Postcards from the past: alumni messages for first years

On the top floor of Charles Stewart House on Chambers Street, amid constant fundraising campaigns and the birthing of student development programmes, The University of Edinburgh’s Development and Alumni Office has been receiving messages from well-wishers for this year’s intake of new students.

University alumni were contacted over the summer holidays and provided with postcards on which they could offer words of advice to incoming students.

Students are often left feeling distinctly uneasy on being told to “enjoy yourself, these are the best days of your life.” Whilst this pressure-laden sentiment was echoed by many of the alumni who offered their support, some of the postcards contain rather more charmingly abstract advice.

Words of wisdom were received from a vast range of alumni from across the world and from a variety of degree backgrounds. Alumni were contacted irrespective of how recently they graduated, resulting in submissions from alumni who graduated as early as 1942.

Rooted in an understanding of the University of Edinburgh experience that only a former student could have, these pearls of wisdom ring as true for students entering their fourth year and home straight of their undergraduate degree, as they do for first years still acquainting themselves with this ‘wonderful city’.
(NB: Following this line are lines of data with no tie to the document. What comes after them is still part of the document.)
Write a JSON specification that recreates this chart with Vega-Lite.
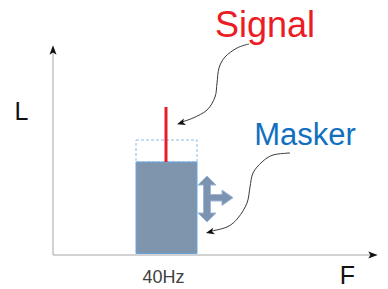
{
  "$schema": "https://vega.github.io/schema/vega-lite/v6.json",
  "width": 388,
  "height": 289,
  "autosize": "none",
  "padding": 0,
  "background": "white",
  "config": {"view": {"stroke": null}},
  "datasets": {
    "axes": [
      {"x": 0, "y": 0, "x2": 0, "y2": 203},
      {"x": 0, "y": 0, "x2": 319, "y2": 0}
    ],
    "axisHeads": [
      {"x": 0, "y": 205, "dir": 270},
      {"x": 320, "y": 0, "dir": 0}
    ],
    "masker": [{"x": 83, "x2": 144, "y": 1.5, "y2": 93}],
    "raised": [{"x": 83, "x2": 144, "y": 93, "y2": 115}],
    "signal": [{"x": 113, "y": 93, "y2": 148}],
    "move": [
      {"i": 0, "x": 154, "y": 79},
      {"i": 1, "x": 163, "y": 70},
      {"i": 2, "x": 157.5, "y": 70},
      {"i": 3, "x": 157.5, "y": 60.5},
      {"i": 4, "x": 169, "y": 60.5},
      {"i": 5, "x": 169, "y": 65},
      {"i": 6, "x": 180, "y": 57.3},
      {"i": 7, "x": 169, "y": 49.5},
      {"i": 8, "x": 169, "y": 54},
      {"i": 9, "x": 157.5, "y": 54},
      {"i": 10, "x": 157.5, "y": 42},
      {"i": 11, "x": 163, "y": 42},
      {"i": 12, "x": 154, "y": 33},
      {"i": 13, "x": 145, "y": 42},
      {"i": 14, "x": 150.5, "y": 42},
      {"i": 15, "x": 150.5, "y": 70},
      {"i": 16, "x": 145, "y": 70},
      {"i": 17, "x": 154, "y": 79}
    ],
    "curves": [
      {"id": "s", "i": 0, "x": 196, "y": 211},
      {"id": "s", "i": 1, "x": 184, "y": 207},
      {"id": "s", "i": 2, "x": 172, "y": 198},
      {"id": "s", "i": 3, "x": 166, "y": 187},
      {"id": "s", "i": 4, "x": 164, "y": 172},
      {"id": "s", "i": 5, "x": 162, "y": 158},
      {"id": "s", "i": 6, "x": 154, "y": 145},
      {"id": "s", "i": 7, "x": 140, "y": 137},
      {"id": "s", "i": 8, "x": 127, "y": 132.5},
      {"id": "m", "i": 0, "x": 237, "y": 102},
      {"id": "m", "i": 1, "x": 220, "y": 100},
      {"id": "m", "i": 2, "x": 209, "y": 93},
      {"id": "m", "i": 3, "x": 200, "y": 82},
      {"id": "m", "i": 4, "x": 197, "y": 68},
      {"id": "m", "i": 5, "x": 194, "y": 52},
      {"id": "m", "i": 6, "x": 185, "y": 37},
      {"id": "m", "i": 7, "x": 174, "y": 28},
      {"id": "m", "i": 8, "x": 156, "y": 23.5}
    ],
    "curveHeads": [
      {"x": 128, "y": 132, "dir": 162},
      {"x": 157, "y": 23, "dir": 165}
    ],
    "titleSignal": [{"x": 212, "y": 218, "t": "Signal"}],
    "titleMasker": [{"x": 252, "y": 110, "t": "Masker"}],
    "axisLabels": [
      {"x": -31.5, "y": 135, "t": "L"},
      {"x": 294.5, "y": -29, "t": "F"}
    ],
    "freq": [{"x": 110.5, "y": -28, "t": "40Hz"}]
  },
  "layer": [
    {
      "data": {"name": "axes"},
      "mark": {"type": "rule", "color": "#c3c3c3", "strokeWidth": 1.5},
      "encoding": {
        "x": {"field": "x", "type": "quantitative", "scale": {"domain": [-53, 335], "nice": false, "zero": false}, "axis": null},
        "y": {"field": "y", "type": "quantitative", "scale": {"domain": [-34, 255], "nice": false, "zero": false}, "axis": null},
        "x2": {"field": "x2"},
        "y2": {"field": "y2"}
      }
    },
    {
      "data": {"name": "axisHeads"},
      "mark": {"type": "point", "filled": true, "color": "#111111", "opacity": 1, "size": 90, "shape": "M1,0 L-1,-0.75 L-0.55,0 L-1,0.75 Z"},
      "encoding": {
        "x": {"field": "x", "type": "quantitative"},
        "y": {"field": "y", "type": "quantitative"},
        "angle": {"field": "dir", "type": "quantitative", "scale": null}
      }
    },
    {
      "data": {"name": "raised"},
      "mark": {"type": "rect", "fill": null, "fillOpacity": 0, "stroke": "#8db9e4", "strokeWidth": 1, "strokeDash": [3, 2]},
      "encoding": {
        "x": {"field": "x", "type": "quantitative"},
        "x2": {"field": "x2"},
        "y": {"field": "y", "type": "quantitative"},
        "y2": {"field": "y2"}
      }
    },
    {
      "data": {"name": "masker"},
      "mark": {"type": "rect", "fill": "#7f95ae", "stroke": "#6aa4dc", "strokeWidth": 1},
      "encoding": {
        "x": {"field": "x", "type": "quantitative"},
        "x2": {"field": "x2"},
        "y": {"field": "y", "type": "quantitative"},
        "y2": {"field": "y2"}
      }
    },
    {
      "data": {"name": "signal"},
      "mark": {"type": "rule", "color": "#e31f2b", "strokeWidth": 3},
      "encoding": {
        "x": {"field": "x", "type": "quantitative"},
        "y": {"field": "y", "type": "quantitative"},
        "y2": {"field": "y2"}
      }
    },
    {
      "data": {"name": "move"},
      "mark": {"type": "line", "fill": "#7b93b1", "stroke": "#9cb6d4", "strokeWidth": 1},
      "encoding": {
        "x": {"field": "x", "type": "quantitative"},
        "y": {"field": "y", "type": "quantitative"},
        "order": {"field": "i", "type": "quantitative"}
      }
    },
    {
      "data": {"name": "curves"},
      "mark": {"type": "line", "color": "#3a3a3a", "strokeWidth": 1, "interpolate": "cardinal"},
      "encoding": {
        "x": {"field": "x", "type": "quantitative"},
        "y": {"field": "y", "type": "quantitative"},
        "detail": {"field": "id"},
        "order": {"field": "i", "type": "quantitative"}
      }
    },
    {
      "data": {"name": "curveHeads"},
      "mark": {"type": "point", "filled": true, "color": "#111111", "opacity": 1, "size": 70, "shape": "M1,0 L-1,-0.8 L-0.5,0 L-1,0.8 Z"},
      "encoding": {
        "x": {"field": "x", "type": "quantitative"},
        "y": {"field": "y", "type": "quantitative"},
        "angle": {"field": "dir", "type": "quantitative", "scale": null}
      }
    },
    {
      "data": {"name": "titleSignal"},
      "mark": {"type": "text", "font": "Liberation Sans", "fontSize": 36, "color": "#ec1c24", "align": "center", "baseline": "alphabetic"},
      "encoding": {
        "x": {"field": "x", "type": "quantitative"},
        "y": {"field": "y", "type": "quantitative"},
        "text": {"field": "t"}
      }
    },
    {
      "data": {"name": "titleMasker"},
      "mark": {"type": "text", "font": "Liberation Sans", "fontSize": 31, "color": "#1170c0", "align": "center", "baseline": "alphabetic"},
      "encoding": {
        "x": {"field": "x", "type": "quantitative"},
        "y": {"field": "y", "type": "quantitative"},
        "text": {"field": "t"}
      }
    },
    {
      "data": {"name": "axisLabels"},
      "mark": {"type": "text", "font": "Liberation Sans", "fontSize": 25, "color": "#111111", "align": "center", "baseline": "alphabetic"},
      "encoding": {
        "x": {"field": "x", "type": "quantitative"},
        "y": {"field": "y", "type": "quantitative"},
        "text": {"field": "t"}
      }
    },
    {
      "data": {"name": "freq"},
      "mark": {"type": "text", "font": "Liberation Sans", "fontSize": 18, "color": "#404040", "align": "center", "baseline": "alphabetic"},
      "encoding": {
        "x": {"field": "x", "type": "quantitative"},
        "y": {"field": "y", "type": "quantitative"},
        "text": {"field": "t"}
      }
    }
  ]
}
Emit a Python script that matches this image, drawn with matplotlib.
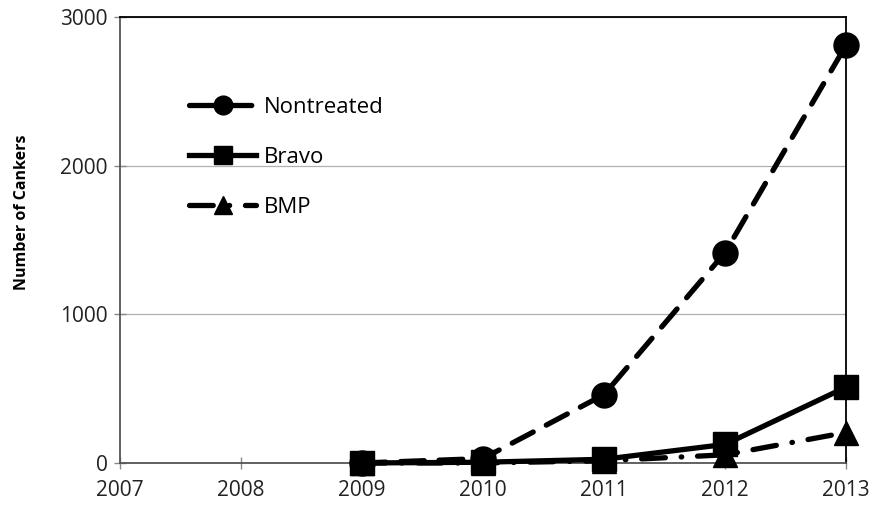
import matplotlib.pyplot as plt

years = [2009, 2010, 2011, 2012, 2013]
nontreated = [0, 30, 460, 1415, 2810]
bravo = [0, 5, 25, 125, 510]
bmp = [0, 0, 15, 55, 205]

plt.rcParams['font.family'] = ['Open Sans', 'DejaVu Sans']

fig = plt.figure(figsize=(8.74, 5.13), dpi=100)
ax = fig.add_axes([0.1373, 0.0975, 0.968 - 0.1373, 0.9669 - 0.0975])

lw = 3.8
ax.plot(years, nontreated, color='black', lw=lw, ls=(0, (4.5, 2.8)),
        dash_capstyle='round', marker='o', ms=18, label='Nontreated',
        zorder=3, clip_on=False)
ax.plot(years, bmp, color='black', lw=lw, ls=(0, (4.5, 3, 0.1, 3)),
        dash_capstyle='round', marker='^', ms=17, label='BMP',
        zorder=4, clip_on=False)
ax.plot(years, bravo, color='black', lw=lw, ls='-',
        marker='s', ms=17, label='Bravo', zorder=5, clip_on=False)

ax.set_xlim(2007, 2013)
ax.set_ylim(0, 3000)
ax.set_xticks(range(2007, 2014))
ax.set_yticks([0, 1000, 2000, 3000])
ax.yaxis.grid(True, color='#b0b0b0', lw=0.9)
ax.set_axisbelow(True)

for s in ['left', 'bottom']:
    ax.spines[s].set_color('#555555')
    ax.spines[s].set_linewidth(1.3)
for s in ['top', 'right']:
    ax.spines[s].set_color('black')
    ax.spines[s].set_linewidth(1.3)

ax.tick_params(direction='inout', length=8, width=1, color='#888888',
               labelsize=15, labelcolor='#222222', pad=5)
ax.tick_params(axis='x', pad=8)
ax.set_ylabel('Number of Cankers', fontsize=11.5, fontweight='bold')
ax.yaxis.set_label_coords(-0.124, 0.563)

h, l = ax.get_legend_handles_labels()
order = [0, 2, 1]
ax.legend([h[i] for i in order], [l[i] for i in order], loc='upper left',
          bbox_to_anchor=(0.068, 0.866), frameon=False, fontsize=16,
          handlelength=3.0, labelspacing=1.3, markerscale=0.75, handletextpad=0.35)

fig.savefig('out.png', dpi=100)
One of the more profound reminiscences was sent in by a 1967 Dentistry graduate, urging students to make use of the time at university that “seems slow, endless, open” and “to use it joyously and learn as much as you can.”

Alumni also frequently extolled the virtues of the city in which we are living and encouraged students to explore the outskirts of Edinburgh, particularly the waterfront at Leith and the Pentland hills.

As winter creeps steadily closer and horror stories concerning the Scottish wind and rain begin to filter down to first years who come from the comparatively tropical English south, a recent Biology graduate was compelled to offer reassurance. They said: “It will be hard at times. It will be cold, dark and wet at times. But they should be good times; so do a bit of work, rest and play, and enjoy it.”

Particularly poignant in light of the recent Scottish independence referendum, one Englishman implored students from south of the Border to “make full use of the cultural and historical differences between our two countries” in the hope that their years at Edinburgh would “give you an appreciation of all the good things about Scotland.”

Overwhelmingly, alumni emphasised the importance of achieving a balance throughout the university experience, with “work hard, play hard” being the most commonly wheeled-out cliché. Achieving this elusive equilibrium, however, is rather more easily said than done.

One graduate rather sweetly suggested setting aside “one day a week when you don’t open a textbook.” Others remembered fondly their experiences with sports clubs and societies and urged first years not to get bogged down in an inordinate amount of extra-curricular activities but to pick your passion and commit to it.

With regard to deciding how to spend your time at university, a French graduate from the class of 1961 drew on Hemingway’s mastery of simplicity to get the message across: “when you stop doing things for fun you might as well be dead.”

Amongst the recommendations to “read voraciously”, “attend classes outside of your subject” and avoid “dabbling with drugs”, some graduates chose to send a resoundingly inspirational anti-establishment message.

One 1971 graduate beseeched students to “never swallow what you’re taught without chewing it well” whilst politics alumna Karina Brooke chose “illegitimi non carborundum”, the mock-Latin aphorism meaning “don’t let the b*stards grind you down”, to appeal to students’ individualistic resolve.

From Classics graduates submitting their favourite Horatian tags, to former English Literature students borrowing lines from Hamlet, Edinburgh alumni have contributed to an invaluable and tremendously sweet collection of guidance notes and university memories.

It is, however, a graduate from 1955 who perhaps offers the best advice with the following message: “Never trust some old fart’s words of wisdom.”